The New Dutch Writing campaign came to the British Library on Saturday 12 October. Martin Colthorpe from Modern Culture and the Library’s Events team had organised a day packed full of great names from Dutch literature, society and culture and topped it all with a keynote by Simon Schama.
Three panels, consisting of Joris Luyendijk and Naema Tahir, Esther Gerritsen and Herman Koch, and Jeroen Olyslaegers and Bart van Es, talked about tolerance, identity and belonging.
There were around 70 people in the audience, including pupils from the Rainbow School, a Dutch school in London, and undergraduates from the Dutch department of UCL.
Naema Tahir was born of Pakistani parents who moved first to the UK and then to the Netherlands. She herself has lived all over the world. She has written several books about immigration as seen through the eyes of the immigrant.
Brits and Dutch alike get confused about her, because she does not answer to any of their stereotypes. She regards the Dutch as tolerant, but believes that they only accept immigrants to a certain point, never wholeheartedly. They are not interested in the heritage of the immigrants.

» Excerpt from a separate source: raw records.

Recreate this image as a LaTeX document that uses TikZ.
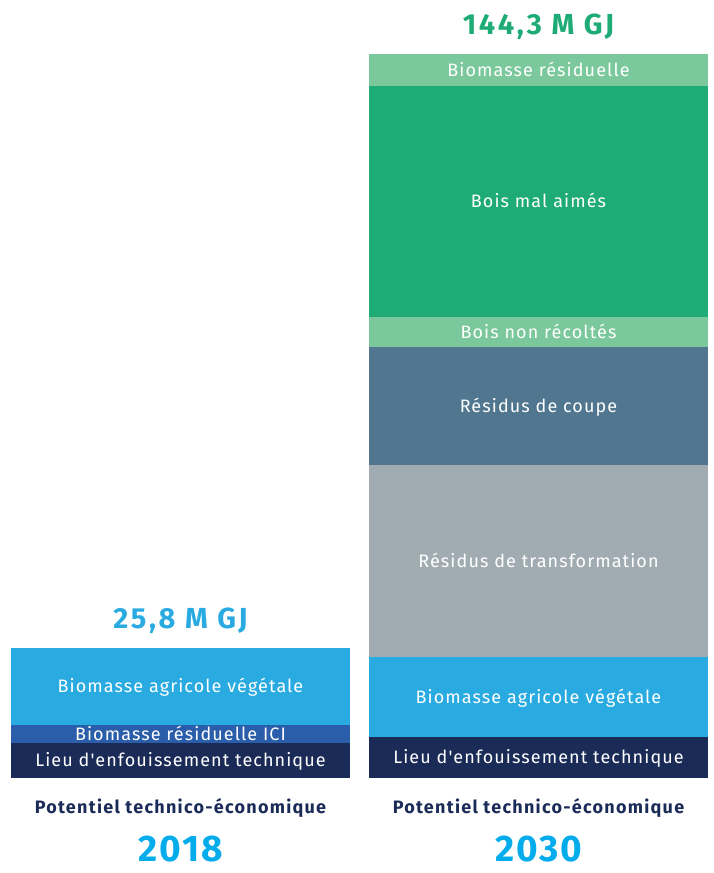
\documentclass[tikz,border=0pt]{standalone}
\usepackage{fontspec}
\setmainfont{Fira Sans}
\newfontfamily\segfont{Fira Sans}[LetterSpace=6, Ligatures=TeXOff]
\newfontfamily\totalfont{Fira Sans}[LetterSpace=9]
\newfontfamily\potfont{Fira Sans}[LetterSpace=7]
\newfontfamily\yearfont{Fira Sans}[LetterSpace=5]
\usetikzlibrary{positioning}

\definecolor{agri}{HTML}{29ABE2}
\definecolor{ici}{HTML}{2A5DAA}
\definecolor{let}{HTML}{1B2B57}
\definecolor{vert}{HTML}{1EAB75}
\definecolor{vertclair}{HTML}{7AC89B}
\definecolor{coupe}{HTML}{50778F}
\definecolor{transf}{HTML}{A1ACB2}
\definecolor{annee}{HTML}{04ACEC}

\tikzset{
  seg/.style={rectangle, inner sep=0pt, outer sep=0pt, minimum width=339pt,
    text height=14pt, text depth=2pt,
    text=white, font=\segfont\fontsize{18}{20}\selectfont},
  total/.style={inner sep=0pt, outer sep=0pt, font=\totalfont\fontsize{29}{30}\selectfont\bfseries},
  potentiel/.style={inner sep=0pt, outer sep=0pt, text=let,
    font=\potfont\fontsize{18}{20}\selectfont\bfseries},
  year/.style={inner sep=0pt, outer sep=0pt, text=annee,
    font=\yearfont\fontsize{37}{40}\selectfont\bfseries}
}

\begin{document}
\begin{tikzpicture}[x=1pt, y=-1pt, node distance=0pt]
\useasboundingbox (0,0) rectangle (713,873);

% 2018
\node[seg, fill=let, minimum height=35pt, anchor=south] (let18) at (180.5,778) {Lieu d'enfouissement technique};
\node[seg, fill=ici, minimum height=18pt, above=of let18] (ici18) {Biomasse résiduelle ICI};
\node[seg, fill=agri, minimum height=77pt, above=of ici18] (agri18) {Biomasse agricole végétale};
\node[total, text=agri, above=14pt of agri18] (tot18) {25,8 M GJ};
\node[potentiel, below=20pt of let18] (pot18) {Potentiel technico-économique};
\node[year, below=19pt of pot18] (an18) {2018};

% 2030
\node[seg, fill=let, minimum height=41pt, anchor=south] (let30) at (538.5,778) {Lieu d'enfouissement technique};
\node[seg, fill=agri, minimum height=80pt, above=of let30] (agri30) {Biomasse agricole végétale};
\node[seg, fill=transf, minimum height=192pt, above=of agri30] (transf30) {Résidus de transformation};
\node[seg, fill=coupe, minimum height=118pt, above=of transf30] (coupe30) {Résidus de coupe};
\node[seg, fill=vertclair, minimum height=30pt, above=of coupe30] (nonrec30) {Bois non récoltés};
\node[seg, fill=vert, minimum height=231pt, above=of nonrec30] (malaime30) {Bois mal aimés};
\node[seg, fill=vertclair, minimum height=32pt, above=of malaime30] (resid30) {Biomasse résiduelle};
\node[total, text=vert, above=14pt of resid30] (tot30) {144,3 M GJ};
\node[potentiel, below=20pt of let30] (pot30) {Potentiel technico-économique};
\node[year, below=19pt of pot30] (an30) {2030};
\end{tikzpicture}
\end{document}
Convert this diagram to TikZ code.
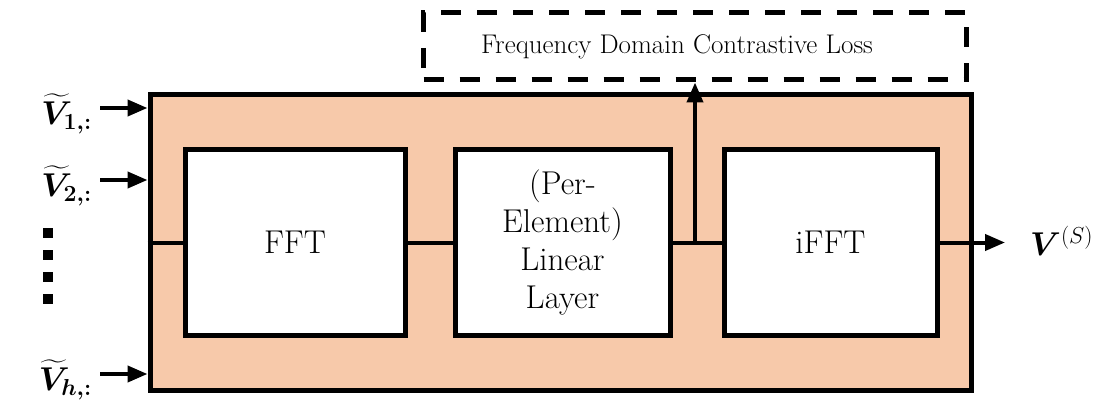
\RequirePackage{fix-cm}
\documentclass[tikz,border=0pt]{standalone}
\usepackage{amsmath,bm}
\usepackage{fontspec}
\usetikzlibrary{arrows.meta}
\definecolor{peach}{RGB}{247,201,170}
\begin{document}
\begin{tikzpicture}[x=1pt,y=-1pt,
  frame/.style={draw=black, line width=5pt, inner sep=0pt},
  stage/.style={frame, fill=white, minimum height=185pt, align=center,
    font=\fontsize{33}{38}\selectfont},
  lnk/.style={line width=4pt},
  flow/.style={line width=4pt, -{Triangle[length=20pt,width=16pt]}},
  inlabel/.style={anchor=east, inner sep=0pt, font=\fontsize{33}{36}\selectfont},
  dotsq/.style={fill=black, minimum size=10pt, inner sep=0pt}]
\useasboundingbox (0,0) rectangle (1119,401);

% enclosing block
\node[frame, fill=peach, minimum width=821pt, minimum height=295pt] (outer) at (560.5,242.5) {};

% processing stages
\node[stage, minimum width=220pt] (fft) at (295,242.5) {FFT};
\node[stage, minimum width=215pt] (lin) at (562.5,242.5) {(Per-\\Element)\\Linear\\Layer};
\node[stage, minimum width=213pt] (ifft) at (830.5,242.5) {iFFT};

% loss box
\node[draw=black, line width=5pt, dash pattern=on 20pt off 16pt, minimum width=543pt,
  minimum height=67pt, inner sep=0pt, font=\fontsize{27}{30}\selectfont]
  (loss) at (695,46.5) {Frequency Domain Contrastive Loss\hspace*{36pt}};

% internal signal path
\draw[lnk] (outer.west) -- (fft.west);
\draw[lnk] (fft.east) -- (lin.west);
\draw[lnk] (lin.east) -- (ifft.west);
\coordinate (j) at (695,242.5);
\draw[flow] (j) -- (loss.south);

% output
\coordinate (tip) at (1005,242.5);
\draw[lnk] (ifft.east) -- (outer.east);
\draw[flow] (outer.east) -- (tip);
\node[anchor=west, inner sep=0pt, font=\fontsize{33}{36}\selectfont] (vs) at (1030,241) {$\bm{V}^{(S)}$};

% inputs
\coordinate (a1) at (100,108);
\coordinate (a2) at (100,180);
\coordinate (ah) at (100,374);
\draw[flow] (a1) -- (outer.west |- a1);
\draw[flow] (a2) -- (outer.west |- a2);
\draw[flow] (ah) -- (outer.west |- ah);
\node[inlabel] (v1) at (92,114) {$\widetilde{\bm{V}}_{\bm{1,:}}$};
\node[inlabel] (v2) at (92,186) {$\widetilde{\bm{V}}_{\bm{2,:}}$};
\node[inlabel] (vh) at (92,380) {$\widetilde{\bm{V}}_{\bm{h,:}}$};

% vertical ellipsis
\foreach \i/\yy in {1/233,2/255,3/277,4/299}
  \node[dotsq] (dot\i) at (48,\yy) {};
\end{tikzpicture}
\end{document}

Joris Luyendijk can relate to that. He has lived abroad for many years and did projects on subjects unfamiliar to him. The most famous example of this is his blog for The Guardian on the 2008 financial crisis in the UK and the subsequent book Swimming With Sharks. Luyendijk sees Dutch ‘tolerance’ as ‘enlightened indifference’, a belief that as long as immigrants totally conform, become like the Dutch, it is all fine. This may stem from the time when the Dutch regarded themselves as the guide country of the world. He sees problems arising when immigrants live according to their own traditions and values, which sometimes clash with Dutch liberal attitudes or long running traditions.
Current Dutch literature has moved away from a very introspective view, agonising about one’s own identity, and family relations within very ‘Dutch’ families. This had made it hard to sell abroad. Today novels feature global topics, such as immigration, terrorism, globalization and climate change, which identity issues are made a part of.
I wonder whether Dutch citizens would finally embrace their fellow immigrant citizens if they participated in the ‘free market’ on Dutch National Day, or ‘King’s Day’. After all, that day is where the real character of the Dutch comes out in full, observes Herman Koch in his latest novel The Ditch. Adults actively encourage children to stake out a plot on the street as their market stall, which they guard jealously against anyone who dares to trespass. And all in order to sell junk to each other.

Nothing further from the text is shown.